The “Sánchez network” is compared to corruption cases involving Nicolas Sarkozy in 2016 and Bettino Craxi in the 1990s. Sarkozy was convicted of attempting to bribe Supreme Court judges, and Sánchez is suspected of strongly defending the Attorney General. Craxi was convicted of bribery and went into exile in Tunisia, where he died in 2000.

In Italy, Craxi resigned before trial. In France, Sarkozy was pushed out by his party. In Spain, Sánchez clings to power—but may meet the same fate.

The key difference lies in geopolitical impact. The French and Italian crises had little effect on Mediterranean relations, largely maintained through the 5+5 Dialogue (Portugal, Spain, France, Italy, Malta + Mauritania, Morocco, Algeria, Tunisia, Libya) and the Union for the Mediterranean, based in Barcelona and uniting 43 nations.

Although the last major summit was in 2003, specialized commissions (economy, trade, migration, defense…) have continued functioning.

The potential collapse of Sánchez’s network may deeply affect Mediterranean balance, as he has personally made the most crucial decisions.

He accepted Morocco’s autonomy plan for Western Sahara without consulting the Spanish government or parliament—triggering a crisis with Algeria.

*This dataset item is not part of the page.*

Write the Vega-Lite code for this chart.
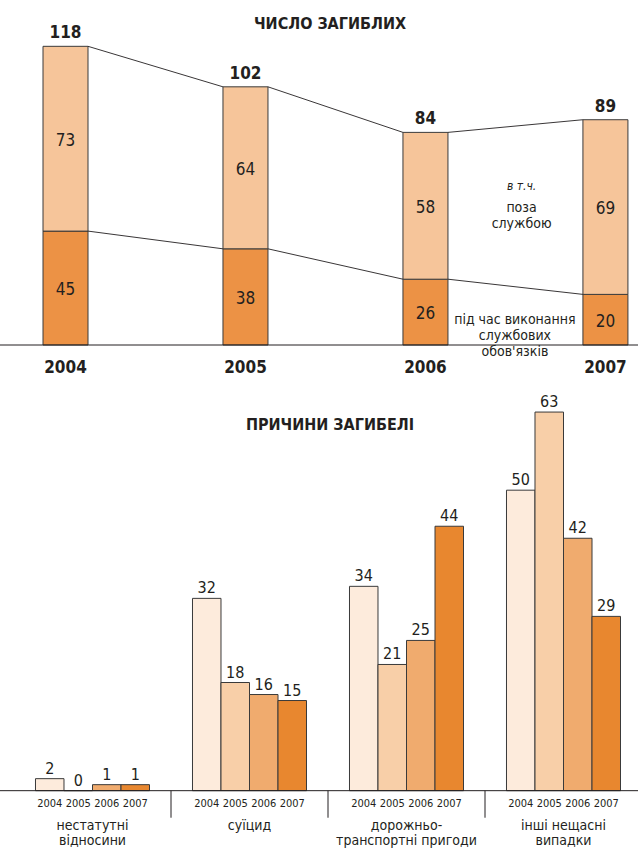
{
  "$schema": "https://vega.github.io/schema/vega-lite/v6.json",
  "width": 638,
  "height": 850,
  "autosize": {"type": "none"},
  "padding": 0,
  "background": "white",
  "config": {
    "view": {"stroke": null},
    "axis": {"disable": true},
    "legend": {"disable": true},
    "text": {"font": "Liberation Sans Narrow, DejaVu Sans Condensed, Roboto, sans-serif", "color": "#231f20"}
  },
  "datasets": {
    "deaths": [
      {"year": 2004, "type": "під час виконання службових обов'язків", "value": 45},
      {"year": 2004, "type": "поза службою", "value": 73},
      {"year": 2005, "type": "під час виконання службових обов'язків", "value": 38},
      {"year": 2005, "type": "поза службою", "value": 64},
      {"year": 2006, "type": "під час виконання службових обов'язків", "value": 26},
      {"year": 2006, "type": "поза службою", "value": 58},
      {"year": 2007, "type": "під час виконання службових обов'язків", "value": 20},
      {"year": 2007, "type": "поза службою", "value": 69}
    ],
    "causes": [
      {"cause": "нестатутні\nвідносини", "year": 2004, "value": 2},
      {"cause": "нестатутні\nвідносини", "year": 2005, "value": 0},
      {"cause": "нестатутні\nвідносини", "year": 2006, "value": 1},
      {"cause": "нестатутні\nвідносини", "year": 2007, "value": 1},
      {"cause": "суїцид", "year": 2004, "value": 32},
      {"cause": "суїцид", "year": 2005, "value": 18},
      {"cause": "суїцид", "year": 2006, "value": 16},
      {"cause": "суїцид", "year": 2007, "value": 15},
      {"cause": "дорожньо-\nтранспортні пригоди", "year": 2004, "value": 34},
      {"cause": "дорожньо-\nтранспортні пригоди", "year": 2005, "value": 21},
      {"cause": "дорожньо-\nтранспортні пригоди", "year": 2006, "value": 25},
      {"cause": "дорожньо-\nтранспортні пригоди", "year": 2007, "value": 44},
      {"cause": "інші нещасні\nвипадки", "year": 2004, "value": 50},
      {"cause": "інші нещасні\nвипадки", "year": 2005, "value": 63},
      {"cause": "інші нещасні\nвипадки", "year": 2006, "value": 42},
      {"cause": "інші нещасні\nвипадки", "year": 2007, "value": 29}
    ]
  },
  "layer": [
    {
      "data": {"name": "deaths"},
      "transform": [
        {"stack": "value", "groupby": ["year"], "sort": [{"field": "type", "order": "descending"}], "as": ["v0", "v1"]}
      ],
      "layer": [
        {
          "mark": {"type": "bar", "width": 45, "stroke": "#3a3a3a", "strokeWidth": 1},
          "encoding": {
            "x": {"field": "year", "type": "quantitative", "scale": {"domain": [2003.636, 2007.181], "nice": false, "zero": false, "padding": 0}},
            "y": {"field": "v1", "type": "quantitative", "scale": {"domain": [-199.5, 136.3], "nice": false, "zero": false, "padding": 0}},
            "y2": {"field": "v0"},
            "color": {
              "field": "type", "type": "nominal",
              "scale": {"domain": ["під час виконання службових обов'язків", "поза службою"], "range": ["#EC9245", "#F6C59A"]}
            }
          }
        },
        {
          "transform": [
            {"window": [{"op": "lead", "field": "year", "as": "ny"}, {"op": "lead", "field": "v1", "as": "nv1"}], "groupby": ["type"], "sort": [{"field": "year"}]},
            {"filter": "datum.ny != null"}
          ],
          "mark": {"type": "rule", "color": "#231f20", "strokeWidth": 0.9, "xOffset": 22.5, "x2Offset": -22.5},
          "encoding": {
            "x": {"field": "year", "type": "quantitative"},
            "x2": {"field": "ny"},
            "y": {"field": "v1", "type": "quantitative"},
            "y2": {"field": "nv1"}
          }
        },
        {
          "transform": [{"filter": {"field": "type", "equal": "поза службою"}}],
          "mark": {"type": "text", "fontSize": 17, "fontWeight": "bold", "baseline": "bottom", "dy": -4},
          "encoding": {
            "x": {"field": "year", "type": "quantitative"},
            "y": {"field": "v1", "type": "quantitative"},
            "text": {"field": "v1", "type": "quantitative"}
          }
        },
        {
          "transform": [
            {"fold": ["v0", "v1"], "as": ["k", "pos"]},
            {"aggregate": [{"op": "mean", "field": "pos", "as": "mid"}, {"op": "max", "field": "value", "as": "label"}], "groupby": ["year", "type"]}
          ],
          "mark": {"type": "text", "fontSize": 17, "baseline": "middle", "dy": 2},
          "encoding": {
            "x": {"field": "year", "type": "quantitative"},
            "y": {"field": "mid", "type": "quantitative"},
            "text": {"field": "label", "type": "quantitative"}
          }
        },
        {
          "transform": [{"filter": {"field": "type", "equal": "поза службою"}}],
          "mark": {"type": "text", "fontSize": 17, "fontWeight": "bold", "baseline": "middle", "dy": 23},
          "encoding": {
            "x": {"field": "year", "type": "quantitative"},
            "y": {"datum": 0},
            "text": {"field": "year", "type": "nominal"}
          }
        },
        {
          "transform": [{"aggregate": [{"op": "count", "as": "n"}]}],
          "mark": {"type": "rule", "color": "#231f20", "strokeWidth": 1},
          "encoding": {"y": {"datum": 0}}
        },
        {
          "transform": [{"aggregate": [{"op": "count", "as": "n"}]}],
          "mark": {"type": "text", "fontSize": 16, "fontWeight": "bold", "baseline": "middle", "dx": 11},
          "encoding": {"y": {"datum": 127}, "text": {"value": "ЧИСЛО ЗАГИБЛИХ"}}
        },
        {
          "transform": [{"aggregate": [{"op": "count", "as": "n"}]}],
          "mark": {"type": "text", "fontSize": 12, "fontStyle": "italic", "baseline": "middle"},
          "encoding": {"x": {"datum": 2006.534}, "y": {"datum": 62.8}, "text": {"value": "в т.ч."}}
        },
        {
          "transform": [{"aggregate": [{"op": "count", "as": "n"}]}],
          "mark": {"type": "text", "fontSize": 14, "baseline": "middle", "lineBreak": "\n", "lineHeight": 16},
          "encoding": {"x": {"datum": 2006.534}, "y": {"datum": 54.1}, "text": {"value": "поза\nслужбою"}}
        },
        {
          "transform": [{"aggregate": [{"op": "count", "as": "n"}]}],
          "mark": {"type": "text", "fontSize": 14, "baseline": "middle", "lineBreak": "\n", "lineHeight": 16},
          "encoding": {"x": {"datum": 2006.497}, "y": {"datum": 9.9}, "text": {"value": "під час виконання\nслужбових\nобов'язків"}}
        }
      ]
    },
    {
      "data": {"name": "causes"},
      "layer": [
        {
          "mark": {"type": "bar", "stroke": "#3a3a3a", "strokeWidth": 1},
          "encoding": {
            "x": {
              "field": "cause", "type": "nominal",
              "scale": {"domain": ["нестатутні\nвідносини", "суїцид", "дорожньо-\nтранспортні пригоди", "інші нещасні\nвипадки"], "range": [14, 642], "paddingInner": 0, "paddingOuter": 0}
            },
            "xOffset": {"field": "year", "type": "nominal", "scale": {"paddingInner": 0, "paddingOuter": 0.754}},
            "y": {"field": "value", "type": "quantitative", "scale": {"domain": [-9.87, 131.56], "nice": false, "zero": false, "padding": 0}},
            "color": {"field": "year", "type": "nominal", "scale": {"range": ["#FDEBDC", "#F8CFA8", "#F0AB6E", "#E8872F"]}}
          }
        },
        {
          "mark": {"type": "text", "fontSize": 16, "baseline": "bottom", "dy": -2},
          "encoding": {
            "x": {"field": "cause", "type": "nominal"},
            "xOffset": {"field": "year", "type": "nominal"},
            "y": {"field": "value", "type": "quantitative"},
            "text": {"field": "value", "type": "quantitative"}
          }
        },
        {
          "mark": {"type": "text", "fontSize": 11, "baseline": "top", "dy": 7},
          "encoding": {
            "x": {"field": "cause", "type": "nominal"},
            "xOffset": {"field": "year", "type": "nominal"},
            "y": {"datum": 0},
            "text": {"field": "year", "type": "nominal"}
          }
        },
        {
          "transform": [{"filter": {"field": "year", "equal": 2004}}],
          "mark": {"type": "text", "fontSize": 14, "baseline": "top", "dy": 28, "lineBreak": "\n", "lineHeight": 15},
          "encoding": {
            "x": {"field": "cause", "type": "nominal"},
            "y": {"datum": 0},
            "text": {"field": "cause", "type": "nominal"}
          }
        },
        {
          "transform": [{"filter": {"field": "year", "equal": 2004}}],
          "mark": {"type": "rule", "color": "#231f20", "strokeWidth": 1},
          "encoding": {
            "x": {"field": "cause", "type": "nominal", "bandPosition": 1},
            "y": {"datum": 0},
            "y2": {"datum": -4.5}
          }
        },
        {
          "transform": [{"aggregate": [{"op": "count", "as": "n"}]}],
          "mark": {"type": "rule", "color": "#231f20", "strokeWidth": 1},
          "encoding": {"y": {"datum": 0}}
        },
        {
          "transform": [{"aggregate": [{"op": "count", "as": "n"}]}],
          "mark": {"type": "text", "fontSize": 16, "fontWeight": "bold", "baseline": "middle", "dx": 11},
          "encoding": {"y": {"datum": 60.85}, "text": {"value": "ПРИЧИНИ ЗАГИБЕЛІ"}}
        }
      ]
    }
  ],
  "resolve": {"scale": {"x": "independent", "y": "independent", "color": "independent", "xOffset": "independent"}}
}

He recognized Palestine and froze relations with Israel, upsetting the EU, US, France, Italy, Morocco, and Mauritania. This cost Spain its role as mediator in the Israeli-Palestinian conflict.

He also tried and failed to rally Europe against Donald Trump. Finally, he pushed the EU into strong military support for Ukraine, straining relations with the Mediterranean and African South.

If the opposition (Popular Party) regains power, ties with North Africa may shift. Morocco will seek to rebalance ties with Madrid, while Algeria may emerge from diplomatic isolation, possibly restoring the golden age of relations under Bouteflika and Aznar—provided both governments act wisely.

This shift wouldn’t necessarily harm ties with Morocco. Both Spain and Algeria can benefit from pragmatic relations with the Kingdom—if intelligence and public interest prevail.